*** SUPPLIED INFORMATION ***
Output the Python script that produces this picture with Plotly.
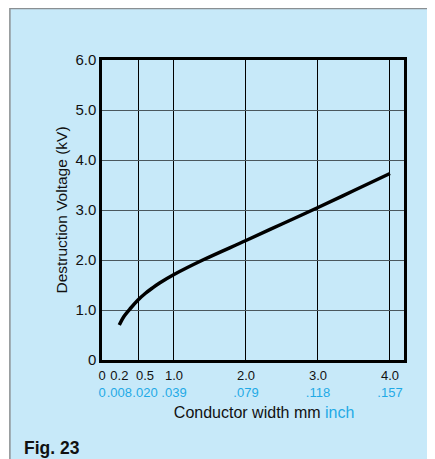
import plotly.graph_objects as go

# curve (conductor width in mm, destruction voltage in kV)
width_mm = [0.24, 0.3, 0.4, 0.5, 0.6, 0.7, 0.8, 1.0, 1.4, 2.0, 2.5, 3.0, 3.5, 4.0]
voltage_kv = [0.70, 0.86, 1.04, 1.20, 1.33, 1.44, 1.54, 1.71, 2.00, 2.39, 2.72, 3.05, 3.39, 3.73]

# axis ticks
x_tick_mm = [0, 0.2, 0.5, 1.0, 2.0, 3.0, 4.0]
x_tick_mm_text = ["0", "0.2", "0.5", "1.0", "2.0", "3.0", "4.0"]
x_tick_inch_text = ["0", ".008", ".020", ".039", ".079", ".118", ".157"]
x_grid_mm = [0.5, 1.0, 2.0, 3.0, 4.0]
y_tick_kv = [0, 1, 2, 3, 4, 5, 6]
y_tick_text = ["0", "1.0", "2.0", "3.0", "4.0", "5.0", "6.0"]

BLUE = "#1fa9e6"
BG = "#c7e9f9"
FONT = "Liberation Sans, Arial, sans-serif"

# the crowded labels near zero are nudged right (pixels)
label_shift = [0, 3, 7, 0, 0, 0, 0]

fig = go.Figure()
fig.add_trace(go.Scatter(
    x=width_mm, y=voltage_kv, mode="lines",
    line=dict(color="black", width=3.5, shape="spline", smoothing=1.0),
    hoverinfo="skip", showlegend=False,
))

xr = [0, 4.195]
layout_axes = {}
n = 2
# overlay axes: one row of mm labels and one row of inch labels per shift
for s in sorted(set(label_shift)):
    idx = [k for k, v in enumerate(label_shift) if v == s]
    for texts, color, gap in [(x_tick_mm_text, "#111", 3), (x_tick_inch_text, BLUE, 20)]:
        ax = dict(range=xr, overlaying="x", side="bottom",
                  tickvals=[x_tick_mm[k] for k in idx],
                  ticktext=[texts[k] for k in idx],
                  ticklabelshift=s, showgrid=False, zeroline=False,
                  ticks="outside", ticklen=gap, tickcolor="rgba(0,0,0,0)",
                  tickfont=dict(size=13, color=color), showline=False,
                  tickangle=0, automargin=False)
        if s == 0 and color == BLUE:
            ax["title"] = dict(text="&nbsp;" * 5 + f"Conductor width mm <span style='color:{BLUE}'>inch</span>",
                               font=dict(size=16), standoff=8)
        layout_axes[f"xaxis{n}"] = ax
        # invisible copy so the label axis gets drawn
        fig.add_trace(go.Scatter(x=width_mm, y=voltage_kv, xaxis=f"x{n}", mode="lines",
                                 line=dict(width=0), opacity=0, hoverinfo="skip",
                                 showlegend=False))
        n += 1

# light blue panel behind everything
fig.add_shape(type="rect", xref="paper", yref="paper",
              x0=-0.305, x1=1.3, y0=-0.6, y1=1.172,
              fillcolor=BG, line=dict(color="#8a8f92", width=1.5), layer="below")

# page body has an 8px margin, so the figure is 8px smaller than the window
fig.update_layout(
    width=427, height=451,
    margin=dict(l=94, r=31, t=52, b=99, autoexpand=False),
    paper_bgcolor="white", plot_bgcolor=BG,
    font=dict(family=FONT, size=13, color="#111"),
    xaxis=dict(range=xr, tickvals=x_grid_mm, showticklabels=False,
               showgrid=True, gridcolor="black", gridwidth=1,
               showline=True, linecolor="black", linewidth=2.5, mirror=True,
               zeroline=False, ticks=""),
    yaxis=dict(range=[0, 6], tickvals=y_tick_kv, ticktext=y_tick_text,
               showgrid=True, gridcolor="#4a575d", gridwidth=1,
               showline=True, linecolor="black", linewidth=2.5, mirror=True,
               zeroline=False, ticks="", tickfont=dict(size=15), automargin=False,
               title=dict(text="Destruction Voltage (kV)", font=dict(size=15.5), standoff=4)),
    annotations=[dict(text="<b>Fig. 23</b>", xref="paper", yref="paper",
                      x=-0.265, y=-0.293, xanchor="left", yanchor="middle",
                      showarrow=False, font=dict(size=17.5, color="#111"))],
    **layout_axes,
)

fig.write_html("out.html")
***
## [PROBLEM]
Give again exactly the lines running from the beginning of the material above through the line that contains "import plotly.graph_objects as go", and leave out every picture.

## [RESPONSE TO THIS TASK]
Output the Python script that produces this picture with Plotly.
import plotly.graph_objects as go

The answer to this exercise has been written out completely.